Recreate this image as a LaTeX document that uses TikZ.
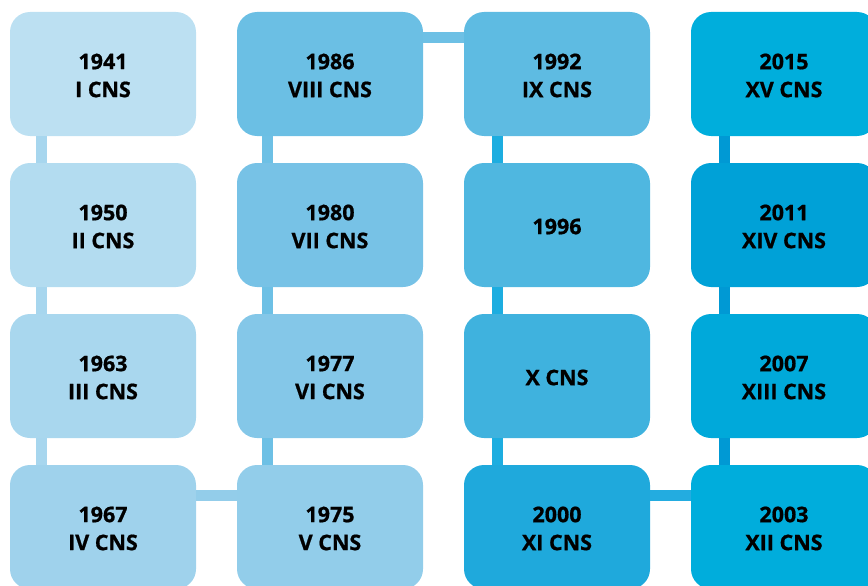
\documentclass[tikz,border=0pt]{standalone}
\usepackage{fontspec}
\setmainfont{Open Sans}[BoldFeatures={FakeBold=0.8}]
\begin{document}
\begin{tikzpicture}[x=1pt,y=-1pt,
  cbox/.style={fill=#1, draw=none, rounded corners=20pt, minimum width=186pt,
    minimum height=124pt, inner sep=0pt},
  caption/.style={label={[inner sep=0pt, align=center, yshift=-1.5pt,
    font=\fontsize{21.5}{28}\selectfont\bfseries]center:#1}},
  link/.style={draw=#1, line width=11pt}]
\useasboundingbox (0,0) rectangle (868,586);
% colours, lightest to darkest
\definecolor{c1941}{HTML}{BCE0F2}
\definecolor{c1950}{HTML}{B3DCF0}
\definecolor{c1963}{HTML}{A9D7EE}
\definecolor{c1967}{HTML}{9FD2EC}
\definecolor{c1975}{HTML}{92CDEA}
\definecolor{c1977}{HTML}{84C7E8}
\definecolor{c1980}{HTML}{77C2E6}
\definecolor{c1986}{HTML}{6BBFE4}
\definecolor{c1992}{HTML}{5EBBE2}
\definecolor{c1996}{HTML}{4FB7E0}
\definecolor{cX}{HTML}{3FB2DE}
\definecolor{c2000}{HTML}{1FA9DC}
\definecolor{c2003}{HTML}{00ADDC}
\definecolor{c2007}{HTML}{00A9DA}
\definecolor{c2011}{HTML}{00A1D7}
\definecolor{c2015}{HTML}{00AEDC}
\definecolor{l1}{HTML}{A7D6EE}
\definecolor{l2}{HTML}{6DC0E5}
\definecolor{l3}{HTML}{1DADE0}
\definecolor{l4}{HTML}{0099D4}
\definecolor{lb1}{HTML}{93CDEA}
\definecolor{lb2}{HTML}{23ACE0}
% boxes
\node[cbox=c1941, caption={1941\\I CNS}]    (n1) at (103,74)  {};
\node[cbox=c1950, caption={1950\\II CNS}]   (n2) at (103,225) {};
\node[cbox=c1963, caption={1963\\III CNS}]  (n3) at (103,376) {};
\node[cbox=c1967, caption={1967\\IV CNS}]   (n4) at (103,527) {};
\node[cbox=c1975, caption={1975\\V CNS}]    (n5) at (330,527) {};
\node[cbox=c1977, caption={1977\\VI CNS}]   (n6) at (330,376) {};
\node[cbox=c1980, caption={1980\\VII CNS}]  (n7) at (330,225) {};
\node[cbox=c1986, caption={1986\\VIII CNS}] (n8) at (330,74)  {};
\node[cbox=c1992, caption={1992\\IX CNS}]   (n9) at (557,74)  {};
\node[cbox=c1996, caption={1996}]           (n9b) at (557,225) {};
\node[cbox=cX,    caption={X CNS}]          (n10) at (557,376) {};
\node[cbox=c2000, caption={2000\\XI CNS}]   (n11) at (557,527) {};
\node[cbox=c2003, caption={2003\\XII CNS}]  (n12) at (784,527) {};
\node[cbox=c2007, caption={2007\\XIII CNS}] (n13) at (784,376) {};
\node[cbox=c2011, caption={2011\\XIV CNS}]  (n14) at (784,225) {};
\node[cbox=c2015, caption={2015\\XV CNS}]   (n15) at (784,74)  {};
% connectors between neighbouring boxes
\draw[link=l1] ([xshift=-62pt]n1.south) -- ([xshift=-62pt]n2.north);
\draw[link=l1] ([xshift=-62pt]n2.south) -- ([xshift=-62pt]n3.north);
\draw[link=l1] ([xshift=-62pt]n3.south) -- ([xshift=-62pt]n4.north);
\draw[link=lb1] ([yshift=32pt]n4.east) -- ([yshift=32pt]n5.west);
\draw[link=l2] ([xshift=-63pt]n5.north) -- ([xshift=-63pt]n6.south);
\draw[link=l2] ([xshift=-63pt]n6.north) -- ([xshift=-63pt]n7.south);
\draw[link=l2] ([xshift=-63pt]n7.north) -- ([xshift=-63pt]n8.south);
\draw[link=l2] ([yshift=36pt]n8.east) -- ([yshift=36pt]n9.west);
\draw[link=l3] ([xshift=-60pt]n9.south) -- ([xshift=-60pt]n9b.north);
\draw[link=l3] ([xshift=-60pt]n9b.south) -- ([xshift=-60pt]n10.north);
\draw[link=l3] ([xshift=-60pt]n10.south) -- ([xshift=-60pt]n11.north);
\draw[link=lb2] ([yshift=32pt]n11.east) -- ([yshift=32pt]n12.west);
\draw[link=l4] ([xshift=-60pt]n12.north) -- ([xshift=-60pt]n13.south);
\draw[link=l4] ([xshift=-60pt]n13.north) -- ([xshift=-60pt]n14.south);
\draw[link=l4] ([xshift=-60pt]n14.north) -- ([xshift=-60pt]n15.south);
\end{tikzpicture}
\end{document}
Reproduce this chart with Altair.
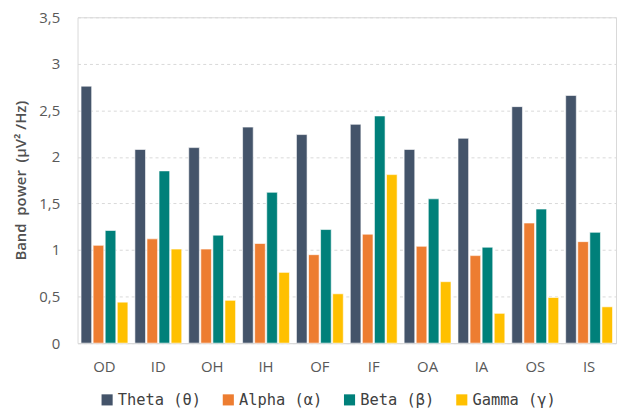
import altair as alt
import pandas as pd

categories = ["OD", "ID", "OH", "IH", "OF", "IF", "OA", "IA", "OS", "IS"]
bands = ["Theta (θ)", "Alpha (α)", "Beta (β)", "Gamma (γ)"]
theta = [2.76, 2.08, 2.10, 2.32, 2.24, 2.35, 2.08, 2.20, 2.54, 2.66]
alpha = [1.05, 1.12, 1.01, 1.07, 0.95, 1.17, 1.04, 0.94, 1.29, 1.09]
beta = [1.21, 1.85, 1.16, 1.62, 1.22, 2.44, 1.55, 1.03, 1.44, 1.19]
gamma = [0.44, 1.01, 0.46, 0.76, 0.53, 1.81, 0.66, 0.32, 0.49, 0.39]
colors = ["#44546A", "#ED7D31", "#00807A", "#FFC000"]
y_title = "Band\u00a0\u00a0power\u00a0\u00a0(µV²\u00a0/Hz)"

rows = []
for series, vals in zip(bands, [theta, alpha, beta, gamma]):
    for c, v in zip(categories, vals):
        rows.append({"cat": c, "band": series, "value": v})
df = pd.DataFrame(rows)

chart = alt.Chart(df).mark_bar(stroke="#ffffff", strokeWidth=0.6).encode(
    x=alt.X("cat:N", sort=categories, title=None,
            scale=alt.Scale(paddingInner=0.13, paddingOuter=0.065),
            axis=alt.Axis(labelAngle=0, labelFont="Open Sans", labelFontSize=15,
                          labelColor="#595959", labelPadding=17, ticks=False,
                          domain=True, domainColor="#D9D9D9")),
    xOffset=alt.XOffset("band:N", sort=bands, scale=alt.Scale(paddingInner=0.12)),
    y=alt.Y("value:Q", title=y_title,
            scale=alt.Scale(domain=[0, 3.5]),
            axis=alt.Axis(values=[0, 0.5, 1, 1.5, 2, 2.5, 3, 3.5],
                          labelExpr="replace(format(datum.value, ''), '.', ',')",
                          labelFont="Open Sans", labelFontSize=15, labelColor="#595959",
                          labelPadding=18, ticks=False, domain=False,
                          grid=True, gridColor="#D9D9D9", gridDash=[3, 3],
                          titleFont="Open Sans", titleFontSize=15, titleFontWeight=600,
                          titleColor="#505050", titlePadding=10)),
    color=alt.Color("band:N", sort=bands,
                    scale=alt.Scale(domain=bands, range=colors),
                    legend=alt.Legend(title=None, orient="none", direction="horizontal",
                                      legendX=22, legendY=377,
                                      symbolType="square", symbolSize=125,
                                      symbolStrokeWidth=0, symbolOffset=0,
                                      labelOffset=3,
                                      labelFont="DejaVu Sans Mono", labelFontSize=15.5,
                                      labelColor="#404040", columnPadding=19)),
).properties(
    width=542, height=328,
    padding={"left": 5, "top": 1, "right": 5, "bottom": 2},
).configure_view(stroke="#D9D9D9")

chart.save("out.html", embed_options={"renderer": "svg", "actions": False})
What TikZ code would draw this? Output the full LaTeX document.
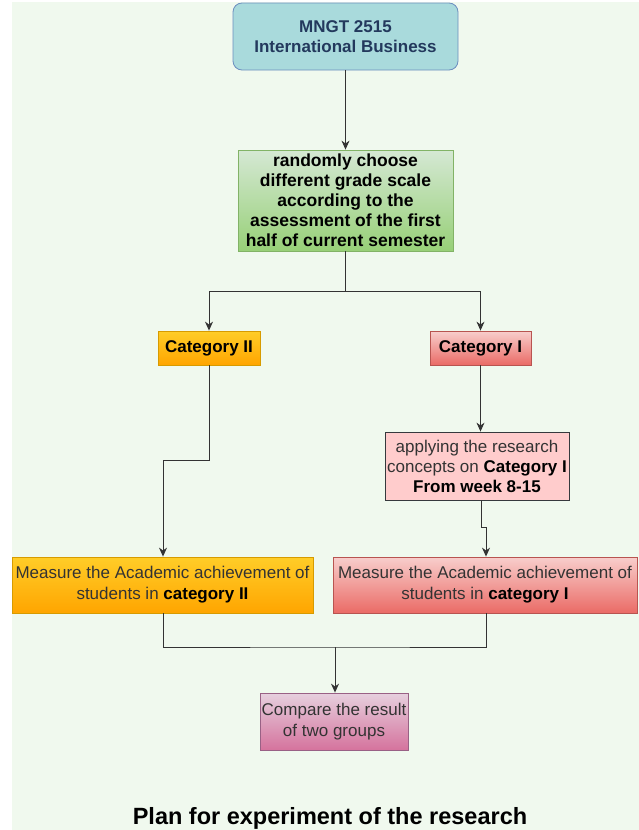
\documentclass[tikz,border=0pt]{standalone}
\usepackage{fontspec}
\setmainfont{Liberation Sans}
\usetikzlibrary{arrows.meta}
\definecolor{bgc}{HTML}{F0F9EE}
\definecolor{linec}{HTML}{333333}
\definecolor{txtgrey}{HTML}{333333}
\definecolor{navy}{HTML}{23395D}
\definecolor{tealfill}{HTML}{A9DADC}
\definecolor{tealdraw}{HTML}{6C8EBF}
\definecolor{greentop}{HTML}{D5E8D4}
\definecolor{greenbot}{HTML}{97D077}
\definecolor{greendraw}{HTML}{82B366}
\definecolor{orangetop}{HTML}{FFCD28}
\definecolor{orangebot}{HTML}{FFA500}
\definecolor{orangedraw}{HTML}{D79B00}
\definecolor{redtop}{HTML}{F8CECC}
\definecolor{redbot}{HTML}{EA6B66}
\definecolor{reddraw}{HTML}{B85450}
\definecolor{pinkfill}{HTML}{FFCCCC}
\definecolor{pinkdraw}{HTML}{36393D}
\definecolor{magtop}{HTML}{E6D0DE}
\definecolor{magbot}{HTML}{D5739D}
\definecolor{magdraw}{HTML}{996185}
\tikzset{
  box/.style={draw, line width=0.8pt, align=center, inner sep=0pt, font=\fontsize{17}{21}\selectfont},
  conn/.style={draw=linec, line width=1pt},
  arr/.style={conn, -{Stealth[length=9pt,width=8pt]}},
  orangebox/.style={box, top color=orangetop, bottom color=orangebot, draw=orangedraw},
  redbox/.style={box, top color=redtop, bottom color=redbot, draw=reddraw},
}
\begin{document}
\begin{tikzpicture}[x=1pt,y=-1pt]
\useasboundingbox (0,0) rectangle (639,830);
\fill[bgc] (12,2) rectangle (639,830);
% nodes
\node[box, rounded corners=9pt, fill=tealfill, draw=tealdraw, text=navy, font=\bfseries\fontsize{17}{20}\selectfont,
  minimum width=225pt, minimum height=67pt] (top) at (345.5,36.5) {MNGT 2515\\International Business};
\node[box, top color=greentop, bottom color=greenbot, draw=greendraw, font=\bfseries\fontsize{17.5}{20}\selectfont,
  minimum width=215pt, minimum height=101pt] (green) at (345.5,200.5)
  {randomly choose\\different grade scale\\according to the\\assessment of the first\\half of current semester};
\node[orangebox, font=\bfseries\fontsize{17}{20}\selectfont, minimum width=102pt, minimum height=34pt] (cat2) at (209,348) {Category II};
\node[redbox, font=\bfseries\fontsize{17}{20}\selectfont, minimum width=101pt, minimum height=34pt] (cat1) at (480.5,348) {Category I};
\node[box, fill=pinkfill, draw=pinkdraw, text=txtgrey, font=\fontsize{17}{20}\selectfont, minimum width=184pt, minimum height=68pt] (apply) at (477,466)
  {applying the research\\concepts on \textbf{\color{black}Category I}\\\textbf{\color{black}From week 8-15}};
\node[orangebox, text=txtgrey, minimum width=301pt, minimum height=56pt] (meas2) at (162.5,585)
  {Measure the Academic achievement of\\students in \textbf{\color{black}category II}};
\node[redbox, text=txtgrey, minimum width=304pt, minimum height=56pt] (meas1) at (485,585)
  {Measure the Academic achievement of\\students in \textbf{\color{black}category I}};
\node[box, top color=magtop, bottom color=magbot, draw=magdraw, text=txtgrey, minimum width=148pt, minimum height=57pt] (cmp) at (334,721.5)
  {Compare the result\\of two groups};
\node[font=\bfseries\fontsize{23.5}{28}\selectfont, inner sep=0pt] (title) at (330,818) {Plan for experiment of the research};
% connectors
\coordinate (split) at (345.5,291);
\coordinate (bend2) at (209,460);
\coordinate (bend2b) at (163,460);
\coordinate (jog1) at (481,527);
\coordinate (jog1b) at (486,527);
\coordinate (join) at (335,647);
\draw[arr] (top.south) -- (green.north);
\draw[arr] (green.south) -- (split) -| (cat2.north);
\draw[arr] (split) -| (cat1.north);
\draw[arr] (cat2.south) -- (bend2) -- (bend2b) -- (bend2b |- meas2.north);
\draw[arr] (cat1.south) -- (cat1.south |- apply.north);
\draw[arr] (jog1 |- apply.south) -- (jog1) -- (jog1b) -- (jog1b |- meas1.north);
\draw[conn] (meas2.south -| bend2b) |- (join) -| (meas1.south -| jog1b);
\draw[arr] (join) -- (join |- cmp.north);
\end{tikzpicture}
\end{document}
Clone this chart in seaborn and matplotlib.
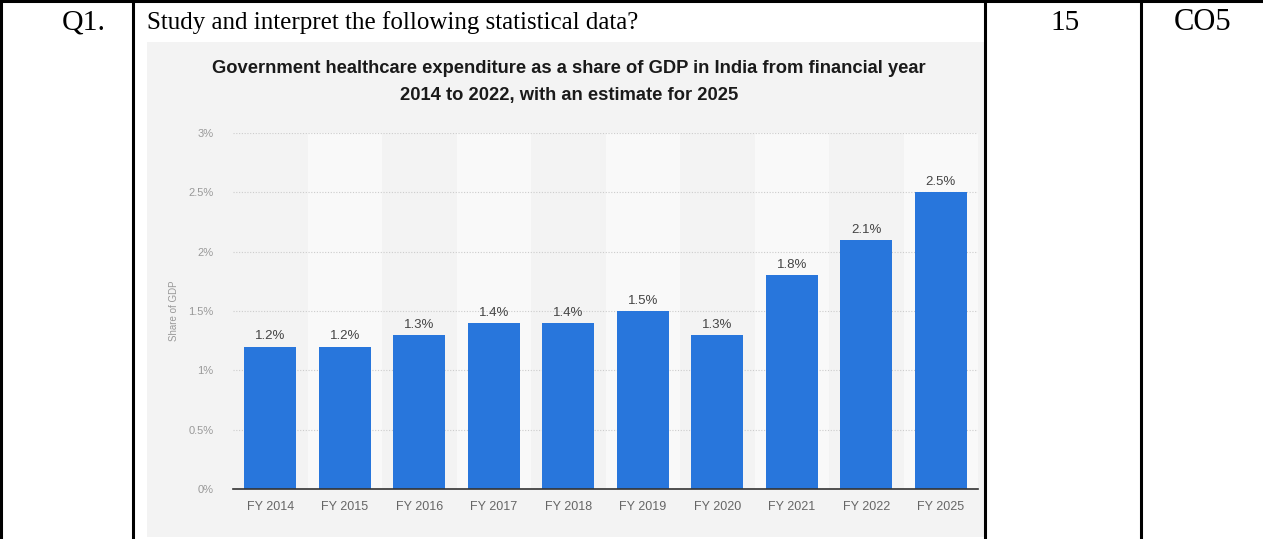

Aim |
Copy out every line from the material above in which the word "chart" appears.

Response below |
Reproduce this chart with Altair.
chart = alt.Chart(df).mark_bar(stroke="#ffffff", strokeWidth=0.6).encode(
chart.save("out.html", embed_options={"renderer": "svg", "actions": False})
Clone this chart in seaborn and matplotlib.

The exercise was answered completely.